Republicans Challenge N.Y. Senator's Ballot

"Poll watchers for Republican congressional candidate Jim Tedisco challenged Gillibrand's absentee ballot when it showed up in the queue during counting in Columbia County," reports the Times Union. "The campaign worker argued the senator who splits her time between Greenport and Washington, D.C. was in the county on Election Day and should have voted in person."
Gillibrand supported Democrat Scott Murphy in the race, which is still going after a tight Election Day finish on March 31. As of Tuesday afternoon, Murphy led by 47 votes, with counting of absentee ballots continuing.
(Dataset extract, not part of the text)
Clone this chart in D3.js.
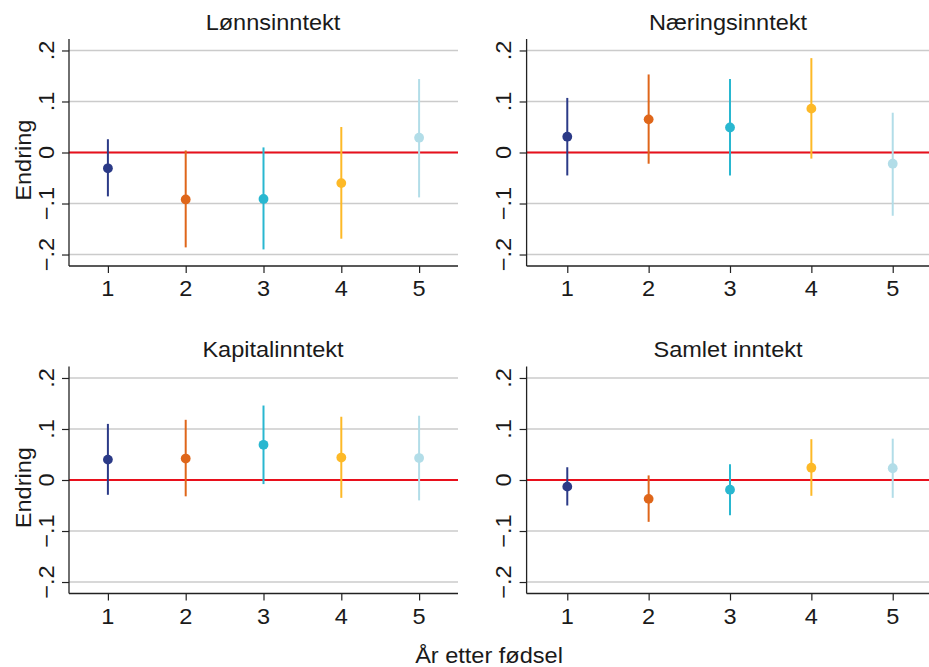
<!DOCTYPE html>
<html>
<head>
<meta charset="utf-8">
<script src="https://cdn.jsdelivr.net/npm/d3@7"></script>
<style>
  body { margin: 0; background: #fff; }
  text { font-family: "Liberation Sans", Arial, sans-serif; fill: #1a1a1a; }
</style>
</head>
<body>
<svg id="chart" width="929" height="667"></svg>
<script>
// year after birth
const years = [1, 2, 3, 4, 5];
const titles = ["Lønnsinntekt", "Næringsinntekt", "Kapitalinntekt", "Samlet inntekt"];
const yTicks = [-0.2, -0.1, 0, 0.1, 0.2];
const yTickLabels = ["−.2", "−.1", "0", ".1", ".2"];

// point estimates and confidence bounds, one array per panel
const est_lonn = [-0.031, -0.092, -0.091, -0.060, 0.029];
const lo_lonn  = [-0.086, -0.186, -0.190, -0.169, -0.088];
const hi_lonn  = [0.026, 0.004, 0.010, 0.050, 0.144];

const est_naering = [0.031, 0.065, 0.049, 0.086, -0.022];
const lo_naering  = [-0.045, -0.022, -0.045, -0.012, -0.124];
const hi_naering  = [0.107, 0.153, 0.144, 0.185, 0.078];

const est_kapital = [0.040, 0.042, 0.069, 0.044, 0.043];
const lo_kapital  = [-0.029, -0.032, -0.008, -0.035, -0.040];
const hi_kapital  = [0.110, 0.118, 0.146, 0.124, 0.126];

const est_samlet = [-0.013, -0.037, -0.019, 0.024, 0.023];
const lo_samlet  = [-0.050, -0.082, -0.069, -0.031, -0.035];
const hi_samlet  = [0.025, 0.009, 0.031, 0.080, 0.081];

const colors = ["#2b3a87", "#df661a", "#29b7d0", "#fdb927", "#b2dde8"];

const estimates = [est_lonn, est_naering, est_kapital, est_samlet];
const lows = [lo_lonn, lo_naering, lo_kapital, lo_samlet];
const highs = [hi_lonn, hi_naering, hi_kapital, hi_samlet];

const svg = d3.select("#chart");
const sx = 1.07; // glyphs are a bit wider in the original export

// panel frames: [left, right, top, bottom]
const frames = [
  [69, 458, 39, 266],
  [526.6, 933.4, 39, 266],
  [69, 458, 366.5, 593.5],
  [526.6, 933.4, 366.5, 593.5]
];

function txt(g, x, y, s, size, rot) {
  return g.append("text")
    .attr("transform", `translate(${x},${y}) rotate(${rot || 0}) scale(${sx},1)`)
    .attr("text-anchor", "middle")
    .style("font-size", size + "px")
    .text(s);
}

frames.forEach((f, p) => {
  const [left, right, top, bottom] = f;
  const x = d3.scaleLinear().domain([0.5, 5.5]).range([left, right]);
  const y = d3.scaleLinear().domain([-0.2225, 0.2225]).range([bottom, top]);
  const g = svg.append("g");

  // grid
  g.selectAll(".grid").data(yTicks).enter().append("line")
    .attr("x1", left).attr("x2", right)
    .attr("y1", d => y(d)).attr("y2", d => y(d))
    .attr("stroke", "#cbcbcb").attr("stroke-width", 1.4);

  // zero line
  g.append("line")
    .attr("x1", left).attr("x2", right)
    .attr("y1", y(0)).attr("y2", y(0))
    .attr("stroke", "#e8101c").attr("stroke-width", 2);

  // axes
  const yAxis = d3.axisLeft(y).tickValues(yTicks).tickSize(7).tickFormat("");
  const xAxis = d3.axisBottom(x).tickValues(years).tickSize(7).tickFormat("");
  const ya = g.append("g").attr("transform", `translate(${left},0)`).call(yAxis);
  const xa = g.append("g").attr("transform", `translate(0,${bottom})`).call(xAxis);
  [ya, xa].forEach(a => {
    a.select(".domain").attr("stroke", "#222").attr("stroke-width", 1.3)
      .attr("d", a === ya ? `M0,${top}V${bottom}` : `M${left},0H${right}`);
    a.selectAll(".tick line").attr("stroke", "#222").attr("stroke-width", 1.2);
  });

  yTicks.forEach((t, i) => txt(g, left - 15.5, y(t), yTickLabels[i], 22, -90));
  years.forEach(t => txt(g, x(t), bottom + 30, String(t), 22));

  // title
  txt(g, (left + right) / 2 + 9.5 - (p % 2) * 11.5, top - 9.5, titles[p], 22);
  if (p % 2 === 0) txt(g, left - 38, y(-0.015), "Endring", 22, -90);

  // error bars and points
  g.selectAll(".ci").data(years).enter().append("line")
    .attr("x1", d => x(d)).attr("x2", d => x(d))
    .attr("y1", (d, i) => y(lows[p][i])).attr("y2", (d, i) => y(highs[p][i]))
    .attr("stroke", (d, i) => colors[i]).attr("stroke-width", 2);
  g.selectAll(".pt").data(years).enter().append("circle")
    .attr("cx", d => x(d)).attr("cy", (d, i) => y(estimates[p][i]))
    .attr("r", 4.9).attr("fill", (d, i) => colors[i]);
});

txt(svg, 489, 662.5, "År etter fødsel", 22);
</script>
</body>
</html>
Both Democrats and Republicans had hoped to seize on the outcome as evidence of the country's perception of President Obama and the Democratic agenda, though the close finish has made that task more difficult.
In a letter published by the Huffington Post, Gillibrand called the challenge "a new low" on the part of Republicans.
"Their latest move to challenge my ballot is part of a much larger attempt to disenfranchise legal Democratic voters and delay Scott Murphy's inevitable victory in the 20th," she writes. "National Republicans are trying to turn the 20th District of New York into the next Minnesota. It is wrong."
The Minnesota reference is to the still unresolved fight for one of the state's two Senate seats. Democrat Al Franken has been named the winner of the race by just over 300 votes, and a court this week upheld the results -- but Republican Norm Coleman has vowed to appeal.
According to the Times Union, New York election law says that to file an absentee ballot you must have a "good faith belief" you won't be in the district on Election Day. Gillibrand was with Murphy in the district on March 31st, though she did not join him until after polls had closed.
PolitickerNY reports that Republican lawyers have also challenged the ballots of Skidmore college students and "multiple-home owners with return addresses in New York City or Florida."